5. Take Lunch Breaks

Studies show that the number of people skipping lunch or working through lunch has gone up dramatically during the pandemic. One study, for example, finds that 41% of professionals admit they are more likely to work through lunch now that they are working from home. Getting the right nutrition is important for your health as well as work productivity. Plus, building in breaks during the workday is a critical requirement per research. For small businesses with teams, you might want to get creative and schedule periodic virtual lunches for your team.

6. Ensure Your Vacation Days Are Real Vacation Days

Not every vacation day means you are jumping on a plane and flying to an exotic location to lay on a beach or hike through a rain forest—and this is even more the case during the COVID-19 pandemic. Sometimes vacation days simply mean hanging out with your spouse, kids, or friends in and around your home. However, for those working from home, work is only a few feet away in your dedicated workspace. It is critically important to detach when on vacation at home and not give in to temptation to check emails, Slack or Team messages, or voice mail.

7. Build in Breaks During the Day

Studies reveal that professionals who take breaks during the workday perform better. These can take different forms—from a short walk with your spouse or housemate, a quick run to the local coffee shop to pick up your favorite latte, or a few minutes playing with your pet. Ellen Hendrikson provides some useful advice for taking breaks in a recent blog in Psychology Today.
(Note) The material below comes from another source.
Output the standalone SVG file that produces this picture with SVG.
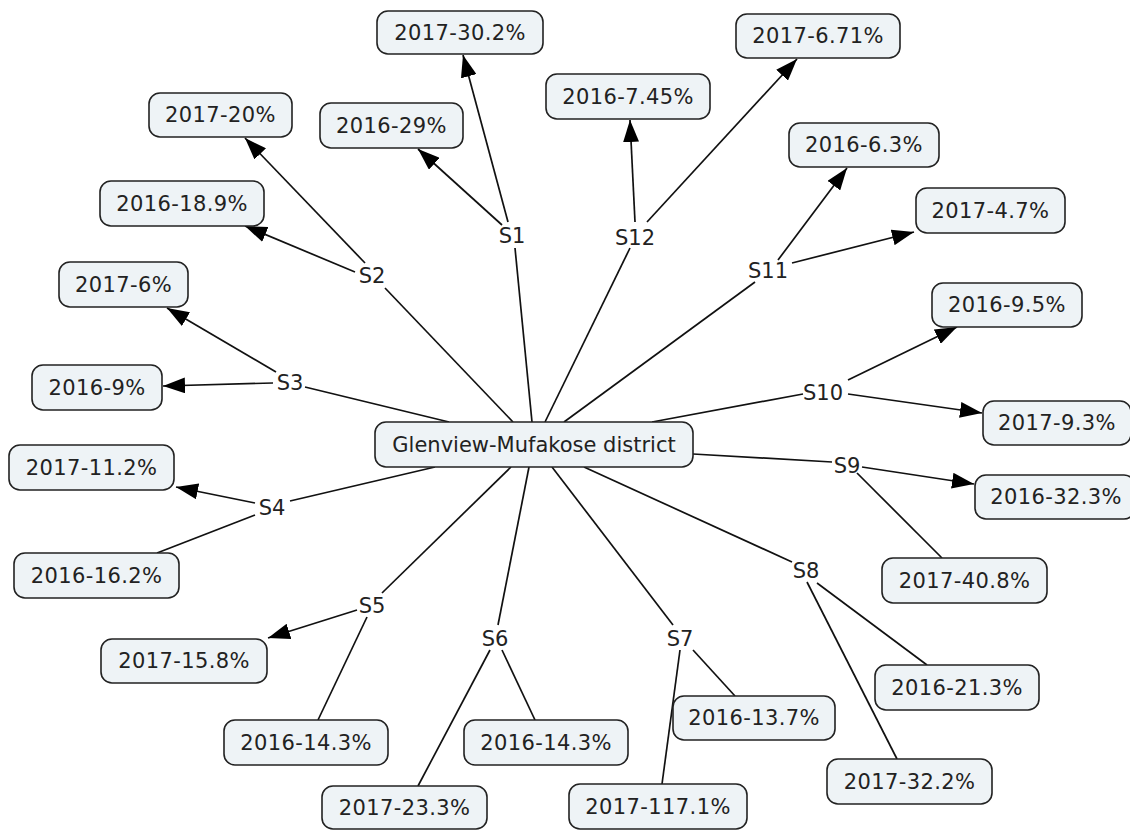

Her recommendations include: a) any break is better than no break, b) make sure breaks feel different than your work, c) take breaks that don’t get you off the rails, d) tap microbreaks to recharge (40 seconds), and e) waiting until the midafternoon slump to take a break is too late (breaks at 10 or 11 AM produce better results). 

8. Wear Business Attire

Slumping around the house in your pajamas during the day or wearing ratty tee-shirts that you would never wear in public simply easiest the approach you want to take when working from home. The adage, “what you wear reflects how you work” is apropos—having a correlation with your productivity and mental state. Specifically, research shows that getting dressed helps you feel more productive and signals to yourself and your household that you are in a work mode.

9. Wear a Headset

Keeping our background noise goes a long way in promoting work productivity. With other members in your household working at home as well, conducting personal matters, attending school through e-learning, among many other activities, there is likely to be ongoing noise that might be a distraction. This is especially the case for those who don’t have the space for a dedicated office. In these instances, a pair of noise cancelling headsets can go a long way.

10. Separate Your Personal and Business Mail

Having your personal and business mail going to the same address can be fraught with numerous challenges. For those running a business from their home, listing your home address as your business address is not a good idea. There are a number of reasons—from the loss of LLC and corporation benefits to the loss of personal privacy. Getting a Virtual Office address through services such as Davinci Virtual Offices is a great solution. You get a professional address that demands respect and services such as mail receipt and forwarding, a lobby directory listing, an entity formation service, and more.

Getting Full Benefits When Working from Home

One of the positive outcomes from the COVID-19 pandemic is a realization by the vast majority of businesses that their employees remain just as productive, if not more so, when working from home. Long-held beliefs that employees will work fewer hours and shirk their responsibilities when working from home have been proven false. Yet, working from home does present challenges—for individual professionals and businesses—that require attention. One of them is the need to set work-from-home boundaries. For those seeking direction, the 10 above recommendations are a great place to start.